* WORK TO COMPLETE
Output all the entries word for word. Omit the pictures.

========================

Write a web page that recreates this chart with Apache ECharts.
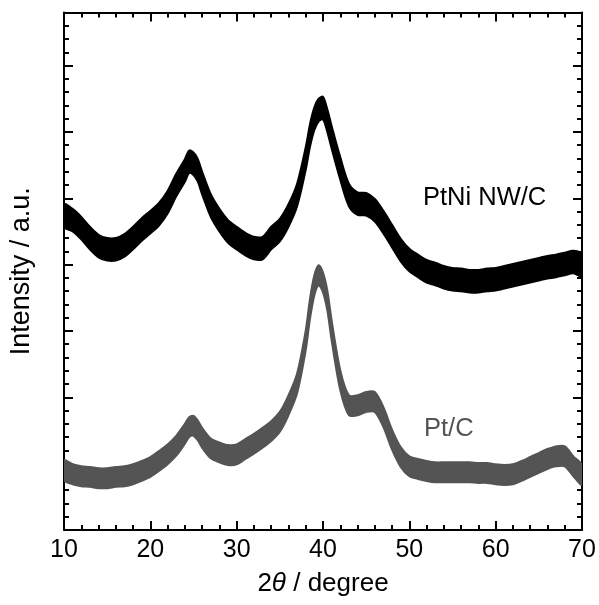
<!DOCTYPE html>
<html>
<head>
<meta charset="utf-8">
<script src="https://cdn.jsdelivr.net/npm/echarts@6/dist/echarts.min.js"></script>
<style>html,body{margin:0;padding:0;background:#fff}#c{width:599px;height:605px}</style>
</head>
<body>
<div id="c"></div>
<script>
// 2theta positions (degree)
const angles = [10,11,12,13,14,15,16,17,18,19,20,21,22,23,24,24.5,25,25.5,26,27,28,29,30,31,32,33,34,35,36,37,38,38.5,39,39.5,40,40.5,41,42,43,44,45,46,47,48,49,50,51,52,53,54,55,56,57,58,59,60,61,62,63,64,65,66,67,68,69,70];
// PtNi NW/C noisy band: upper and lower envelopes (a.u.)
const ptniTop = [4.91,4.84,4.72,4.57,4.45,4.40,4.40,4.46,4.57,4.70,4.81,4.93,5.11,5.37,5.59,5.72,5.69,5.59,5.40,5.06,4.84,4.67,4.57,4.48,4.42,4.42,4.57,4.69,4.91,5.22,5.77,6.12,6.37,6.50,6.53,6.34,6.09,5.62,5.22,5.09,5.08,4.99,4.81,4.60,4.39,4.24,4.15,4.07,4.03,3.98,3.95,3.94,3.92,3.92,3.94,3.95,3.98,4.01,4.04,4.07,4.10,4.13,4.15,4.18,4.21,4.16];
const ptniBottom = [4.57,4.50,4.38,4.23,4.11,4.06,4.06,4.12,4.23,4.36,4.47,4.59,4.77,5.03,5.25,5.38,5.35,5.25,5.06,4.72,4.50,4.33,4.23,4.14,4.08,4.08,4.23,4.35,4.57,4.88,5.43,5.78,6.03,6.16,6.19,6.00,5.75,5.28,4.88,4.75,4.74,4.65,4.47,4.26,4.05,3.90,3.81,3.73,3.69,3.64,3.61,3.60,3.58,3.58,3.60,3.61,3.64,3.67,3.70,3.73,3.76,3.79,3.81,3.84,3.87,3.82];
// Pt/C noisy band: upper and lower envelopes (a.u.)
const ptcTop = [1.05,0.99,0.96,0.95,0.93,0.93,0.95,0.96,0.99,1.04,1.10,1.19,1.29,1.42,1.60,1.70,1.72,1.65,1.54,1.38,1.32,1.28,1.29,1.37,1.45,1.54,1.64,1.78,2.03,2.36,3.01,3.49,3.84,3.99,3.88,3.61,3.16,2.41,2.03,2.03,2.08,2.08,1.85,1.51,1.25,1.11,1.07,1.04,1.02,1.02,1.02,1.02,1.02,1.01,1.01,0.99,0.98,0.99,1.04,1.10,1.16,1.22,1.26,1.26,1.11,0.98];
const ptcBottom = [0.75,0.69,0.66,0.65,0.63,0.63,0.65,0.66,0.69,0.74,0.80,0.89,0.99,1.12,1.30,1.40,1.42,1.35,1.24,1.08,1.02,0.98,0.99,1.07,1.15,1.24,1.34,1.48,1.73,2.06,2.71,3.19,3.54,3.69,3.58,3.31,2.86,2.11,1.73,1.73,1.78,1.78,1.55,1.21,0.95,0.81,0.77,0.74,0.72,0.72,0.72,0.72,0.72,0.71,0.71,0.69,0.68,0.69,0.74,0.80,0.86,0.92,0.96,0.96,0.81,0.68];
const xTicks = [10,20,30,40,50,60,70];
const seriesNames = ['PtNi NW/C','Pt/C'];
const seriesColors = ['#000000','#545454'];

const FONT = '"Liberation Sans", Arial, Helvetica, sans-serif';
const chart = echarts.init(document.getElementById('c'), null, {renderer:'canvas'});

function bandSeries(name, top, bottom, color) {
  const data = angles.map((a,i)=>[a, top[i], bottom[i]]);
  return {
    type:'custom', name:name, data:data, clip:true, silent:true, z:3,
    encode:{x:0, y:[1,2]},
    renderItem:function(params, api){
      if (params.dataIndex !== 0) return null;
      const upper = data.map(d=>api.coord([d[0], d[1]]));
      const lower = data.map(d=>api.coord([d[0], d[2]]));
      return {
        type:'polygon',
        shape:{points:upper.concat(lower.slice().reverse()), smooth:0.3},
        style:{fill:color, stroke:color, lineWidth:2, lineJoin:'round'}
      };
    }
  };
}

const axisCommon = {
  axisLine:{show:true,onZero:false,lineStyle:{color:'#000',width:2}},
  axisTick:{show:true,inside:true,length:9,lineStyle:{color:'#000',width:2}},
  minorTick:{show:true,splitNumber:5,length:5,lineStyle:{color:'#000',width:2}},
  splitLine:{show:false}
};

chart.setOption({
  animation:false,
  backgroundColor:'#fff',
  grid:{left:64,right:17,top:12.5,bottom:75,containLabel:false},
  xAxis:[
    Object.assign({type:'value',min:10,max:70,interval:10,position:'bottom',
      axisLabel:{show:true,color:'#000',fontSize:25,fontFamily:FONT,margin:8,
        formatter:v=>xTicks.includes(v)?String(v):''},
      name:'{a|2}{b|θ}{a| / degree}',nameLocation:'middle',nameGap:41,
      nameTextStyle:{rich:{a:{fontSize:26,fontFamily:FONT,color:'#000'},b:{fontSize:26,fontFamily:FONT,fontStyle:'italic',color:'#000'}}}
    },axisCommon),
    Object.assign({type:'value',min:10,max:70,interval:10,position:'top',axisLabel:{show:false}},axisCommon)
  ],
  yAxis:[
    Object.assign({type:'value',min:0,max:7.8,interval:1,position:'left',axisLabel:{show:false},
      name:'Intensity / a.u.',nameLocation:'middle',nameGap:29,
      nameTextStyle:{fontSize:27,fontFamily:FONT,color:'#000'}},axisCommon),
    Object.assign({type:'value',min:0,max:7.8,interval:1,position:'right',axisLabel:{show:false}},axisCommon)
  ],
  series:[
    bandSeries(seriesNames[0], ptniTop, ptniBottom, seriesColors[0]),
    bandSeries(seriesNames[1], ptcTop, ptcBottom, seriesColors[1])
  ],
  graphic:[
    {type:'text',left:423,top:185,style:{text:seriesNames[0],fontSize:25.5,fontFamily:FONT,fill:seriesColors[0]}},
    {type:'text',left:424,top:416,style:{text:seriesNames[1],fontSize:25.5,fontFamily:FONT,fill:seriesColors[1]}}
  ]
});
</script>
</body>
</html>
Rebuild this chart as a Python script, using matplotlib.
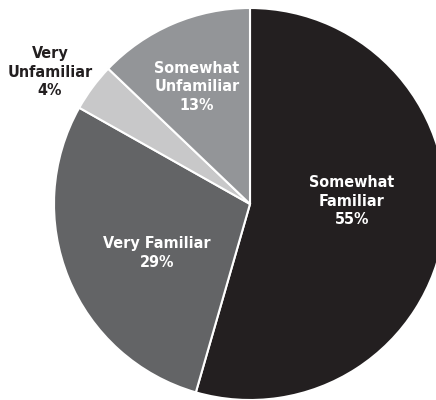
import matplotlib
matplotlib.use("Agg")
import matplotlib.pyplot as plt
from matplotlib import font_manager

categories = ["Somewhat\nFamiliar", "Very Familiar", "Very\nUnfamiliar", "Somewhat\nUnfamiliar"]
values = [55, 29, 4, 13]
colors = ["#231f20", "#636466", "#c8c8c9", "#939598"]
text_colors = ["white", "white", "#231f20", "white"]

has_cond = any(f.name == "DejaVu Sans" and f.stretch == "condensed" for f in font_manager.fontManager.ttflist)

W, H = 436, 400
cx, cy, R = 250, 204, 196
fig = plt.figure(figsize=(W / 100, H / 100), dpi=100)
ax = fig.add_axes([0, 0, 1, 1])

wedges, _ = ax.pie(values, colors=colors, startangle=90, counterclock=False,
                   radius=1.0, wedgeprops=dict(edgecolor="white", linewidth=1.5))
ax.set_aspect("auto")
ax.set_xlim(-cx / R, (W - cx) / R)
ax.set_ylim(-(H - cy) / R, cy / R)
ax.axis("off")

label_pos = [(0.52, 0.015), (-0.474, -0.25), (-1.02, 0.673), (-0.27, 0.597)]
for cat, v, (x, y), tc in zip(categories, values, label_pos, text_colors):
    ax.text(x, y, f"{cat}\n{v}%", ha="center", va="center", color=tc,
            fontsize=11.5, fontweight="bold", family="DejaVu Sans",
            fontstretch="condensed" if has_cond else "normal", linespacing=1.3)

fig.savefig("out.png", dpi=100)
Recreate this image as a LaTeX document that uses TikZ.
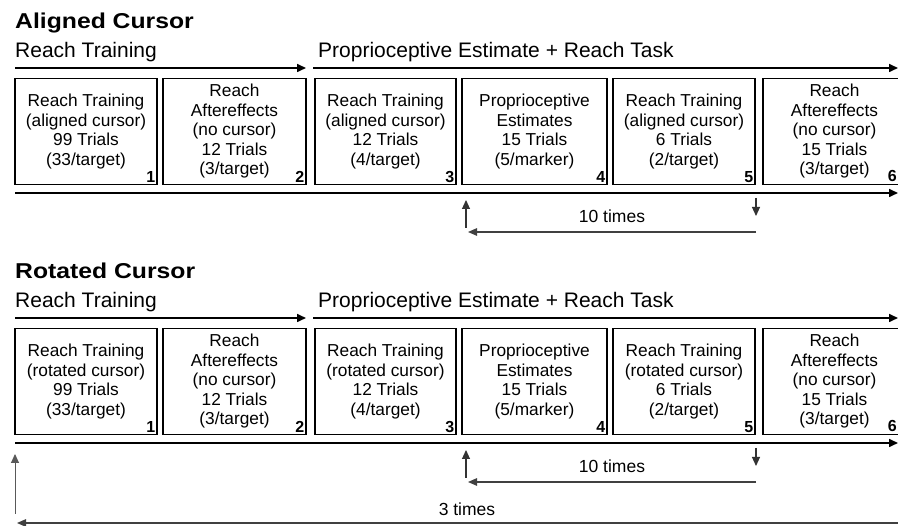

========================

* EXERCISE RESPONSE
Write a web page that recreates this chart with Apache ECharts.
<!DOCTYPE html>
<html>
<head>
<meta charset="utf-8">
<script src="https://cdn.jsdelivr.net/npm/echarts@6/dist/echarts.min.js"></script>
<style>html,body{margin:0;padding:0;background:#fff}#c{width:599px;height:605px}</style>
</head>
<body>
<div id="c"></div>
<script>
// 2theta positions (degree)
const angles = [10,11,12,13,14,15,16,17,18,19,20,21,22,23,24,24.5,25,25.5,26,27,28,29,30,31,32,33,34,35,36,37,38,38.5,39,39.5,40,40.5,41,42,43,44,45,46,47,48,49,50,51,52,53,54,55,56,57,58,59,60,61,62,63,64,65,66,67,68,69,70];
// PtNi NW/C noisy band: upper and lower envelopes (a.u.)
const ptniTop = [4.91,4.84,4.72,4.57,4.45,4.40,4.40,4.46,4.57,4.70,4.81,4.93,5.11,5.37,5.59,5.72,5.69,5.59,5.40,5.06,4.84,4.67,4.57,4.48,4.42,4.42,4.57,4.69,4.91,5.22,5.77,6.12,6.37,6.50,6.53,6.34,6.09,5.62,5.22,5.09,5.08,4.99,4.81,4.60,4.39,4.24,4.15,4.07,4.03,3.98,3.95,3.94,3.92,3.92,3.94,3.95,3.98,4.01,4.04,4.07,4.10,4.13,4.15,4.18,4.21,4.16];
const ptniBottom = [4.57,4.50,4.38,4.23,4.11,4.06,4.06,4.12,4.23,4.36,4.47,4.59,4.77,5.03,5.25,5.38,5.35,5.25,5.06,4.72,4.50,4.33,4.23,4.14,4.08,4.08,4.23,4.35,4.57,4.88,5.43,5.78,6.03,6.16,6.19,6.00,5.75,5.28,4.88,4.75,4.74,4.65,4.47,4.26,4.05,3.90,3.81,3.73,3.69,3.64,3.61,3.60,3.58,3.58,3.60,3.61,3.64,3.67,3.70,3.73,3.76,3.79,3.81,3.84,3.87,3.82];
// Pt/C noisy band: upper and lower envelopes (a.u.)
const ptcTop = [1.05,0.99,0.96,0.95,0.93,0.93,0.95,0.96,0.99,1.04,1.10,1.19,1.29,1.42,1.60,1.70,1.72,1.65,1.54,1.38,1.32,1.28,1.29,1.37,1.45,1.54,1.64,1.78,2.03,2.36,3.01,3.49,3.84,3.99,3.88,3.61,3.16,2.41,2.03,2.03,2.08,2.08,1.85,1.51,1.25,1.11,1.07,1.04,1.02,1.02,1.02,1.02,1.02,1.01,1.01,0.99,0.98,0.99,1.04,1.10,1.16,1.22,1.26,1.26,1.11,0.98];
const ptcBottom = [0.75,0.69,0.66,0.65,0.63,0.63,0.65,0.66,0.69,0.74,0.80,0.89,0.99,1.12,1.30,1.40,1.42,1.35,1.24,1.08,1.02,0.98,0.99,1.07,1.15,1.24,1.34,1.48,1.73,2.06,2.71,3.19,3.54,3.69,3.58,3.31,2.86,2.11,1.73,1.73,1.78,1.78,1.55,1.21,0.95,0.81,0.77,0.74,0.72,0.72,0.72,0.72,0.72,0.71,0.71,0.69,0.68,0.69,0.74,0.80,0.86,0.92,0.96,0.96,0.81,0.68];
const xTicks = [10,20,30,40,50,60,70];
const seriesNames = ['PtNi NW/C','Pt/C'];
const seriesColors = ['#000000','#545454'];

const FONT = '"Liberation Sans", Arial, Helvetica, sans-serif';
const chart = echarts.init(document.getElementById('c'), null, {renderer:'canvas'});

function bandSeries(name, top, bottom, color) {
  const data = angles.map((a,i)=>[a, top[i], bottom[i]]);
  return {
    type:'custom', name:name, data:data, clip:true, silent:true, z:3,
    encode:{x:0, y:[1,2]},
    renderItem:function(params, api){
      if (params.dataIndex !== 0) return null;
      const upper = data.map(d=>api.coord([d[0], d[1]]));
      const lower = data.map(d=>api.coord([d[0], d[2]]));
      return {
        type:'polygon',
        shape:{points:upper.concat(lower.slice().reverse()), smooth:0.3},
        style:{fill:color, stroke:color, lineWidth:2, lineJoin:'round'}
      };
    }
  };
}

const axisCommon = {
  axisLine:{show:true,onZero:false,lineStyle:{color:'#000',width:2}},
  axisTick:{show:true,inside:true,length:9,lineStyle:{color:'#000',width:2}},
  minorTick:{show:true,splitNumber:5,length:5,lineStyle:{color:'#000',width:2}},
  splitLine:{show:false}
};

chart.setOption({
  animation:false,
  backgroundColor:'#fff',
  grid:{left:64,right:17,top:12.5,bottom:75,containLabel:false},
  xAxis:[
    Object.assign({type:'value',min:10,max:70,interval:10,position:'bottom',
      axisLabel:{show:true,color:'#000',fontSize:25,fontFamily:FONT,margin:8,
        formatter:v=>xTicks.includes(v)?String(v):''},
      name:'{a|2}{b|θ}{a| / degree}',nameLocation:'middle',nameGap:41,
      nameTextStyle:{rich:{a:{fontSize:26,fontFamily:FONT,color:'#000'},b:{fontSize:26,fontFamily:FONT,fontStyle:'italic',color:'#000'}}}
    },axisCommon),
    Object.assign({type:'value',min:10,max:70,interval:10,position:'top',axisLabel:{show:false}},axisCommon)
  ],
  yAxis:[
    Object.assign({type:'value',min:0,max:7.8,interval:1,position:'left',axisLabel:{show:false},
      name:'Intensity / a.u.',nameLocation:'middle',nameGap:29,
      nameTextStyle:{fontSize:27,fontFamily:FONT,color:'#000'}},axisCommon),
    Object.assign({type:'value',min:0,max:7.8,interval:1,position:'right',axisLabel:{show:false}},axisCommon)
  ],
  series:[
    bandSeries(seriesNames[0], ptniTop, ptniBottom, seriesColors[0]),
    bandSeries(seriesNames[1], ptcTop, ptcBottom, seriesColors[1])
  ],
  graphic:[
    {type:'text',left:423,top:185,style:{text:seriesNames[0],fontSize:25.5,fontFamily:FONT,fill:seriesColors[0]}},
    {type:'text',left:424,top:416,style:{text:seriesNames[1],fontSize:25.5,fontFamily:FONT,fill:seriesColors[1]}}
  ]
});
</script>
</body>
</html>
Rebuild this chart as a Python script, using matplotlib.
import matplotlib
matplotlib.use("Agg")
import matplotlib.pyplot as plt
from matplotlib import font_manager

categories = ["Somewhat\nFamiliar", "Very Familiar", "Very\nUnfamiliar", "Somewhat\nUnfamiliar"]
values = [55, 29, 4, 13]
colors = ["#231f20", "#636466", "#c8c8c9", "#939598"]
text_colors = ["white", "white", "#231f20", "white"]

has_cond = any(f.name == "DejaVu Sans" and f.stretch == "condensed" for f in font_manager.fontManager.ttflist)

W, H = 436, 400
cx, cy, R = 250, 204, 196
fig = plt.figure(figsize=(W / 100, H / 100), dpi=100)
ax = fig.add_axes([0, 0, 1, 1])

wedges, _ = ax.pie(values, colors=colors, startangle=90, counterclock=False,
                   radius=1.0, wedgeprops=dict(edgecolor="white", linewidth=1.5))
ax.set_aspect("auto")
ax.set_xlim(-cx / R, (W - cx) / R)
ax.set_ylim(-(H - cy) / R, cy / R)
ax.axis("off")

label_pos = [(0.52, 0.015), (-0.474, -0.25), (-1.02, 0.673), (-0.27, 0.597)]
for cat, v, (x, y), tc in zip(categories, values, label_pos, text_colors):
    ax.text(x, y, f"{cat}\n{v}%", ha="center", va="center", color=tc,
            fontsize=11.5, fontweight="bold", family="DejaVu Sans",
            fontstretch="condensed" if has_cond else "normal", linespacing=1.3)

fig.savefig("out.png", dpi=100)
Recreate this image as a LaTeX document that uses TikZ.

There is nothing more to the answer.